QBE claims to support the goals of the Paris Agreement and only last week it announced that it joined the Net Zero Insurance Alliance, committing to net-zero emissions by 2050 across its underwriting and investment activities.
Leading research organisations and the UN have found that between 2020 and 2030, global oil and gas production must decline annually by 4% and 3%, respectively, to be consistent with the Paris Agreement’s 1.5°C warming goal. In its 2021 Net Zero by 2050 scenario, the International Energy Agency (IEA) clearly states the net zero pathway requires no new oil and gas production projects.
However, QBE’s current Environmental and Social Risk Framework allows QBE unrestricted underwriting of new oil and gas production until at least 2030 (with the exception of tar sands and some Arctic oil).
Attributable to Pablo Brait, campaigner at Market Forces:
“QBE supports the Paris Agreement and the net zero by 2050 target with words, but not with its actions. Climate science and the International Energy Agency are clear, no new oil and gas production can be constructed if we’re to limit global warming to 1.5 degrees and hit net zero emissions by 2050. QBE’s willingness to underwrite new oil and gas production undermines global efforts to deal with the climate crisis.”
“Market Forces has coordinated a shareholder resolution calling on QBE to align its underwriting and investment practises with Paris. QBE’s business as usual approach to the most urgent crisis humanity has ever faced means this resolution is more important than ever and the resolution will be lodged in coming weeks. QBE is being left behind by its competitors Suncorp and IAG, which are both already on the way to phasing out much of their oil and gas exposure.”

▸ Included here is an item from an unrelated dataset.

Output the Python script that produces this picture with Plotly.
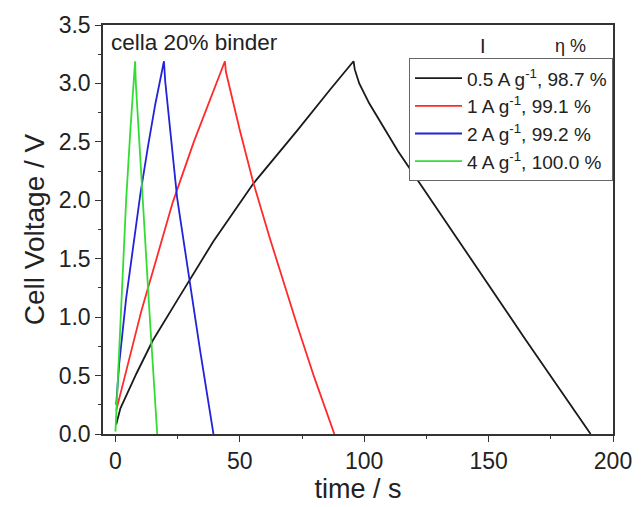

Attributable to Stuart Palmer, head of ethics research at Australian Ethical, which is co-filing the resolution:
“We need to see greater action from QBE on oil and gas. The climate crisis is too urgent to wait for 2030 before winding down fossil fuels. QBE has fallen behind peers in the insurance industry in taking action, despite the growing financial impacts of climate change on the industry.”
“As an investor, we want to see QBE following through on their commitment to support the goals of the Paris Agreement, for their business as well as for the well-being of people, animals and the environment. That means stopping underwriting the expansion of oil and gas. QBE says the evaluation of Paris alignment is complex and evolving, including because of the prospect of new technologies. Complexity and uncertainty is the business of insurance. It is not a good reason for QBE to close its eyes to the net zero transition and continue to underwrite the vast majority of the oil and gas sector without restriction.”
In contrast with QBE’s approach, Suncorp announced in 2020 that it would immediately stop all underwriting for new and additional oil and gas production and exploration projects, and would phase out all underwriting of oil and gas extraction by 2025. IAG will phase out oil and gas production underwriting by 2023.
QBE’s profits continue to be impacted by natural catastrophes, which it admits are increasing in frequency and severity. Its 2021 results show that catastrophe claims were 6.6% of net earned premium, up from 5.8% in 2020 and 3.7% in 2019.
“QBE is getting smashed by natural disasters, fueled by global warming, yet its underwriting of new oil and gas projects will only make this problem worse”, Mr Brait concluded.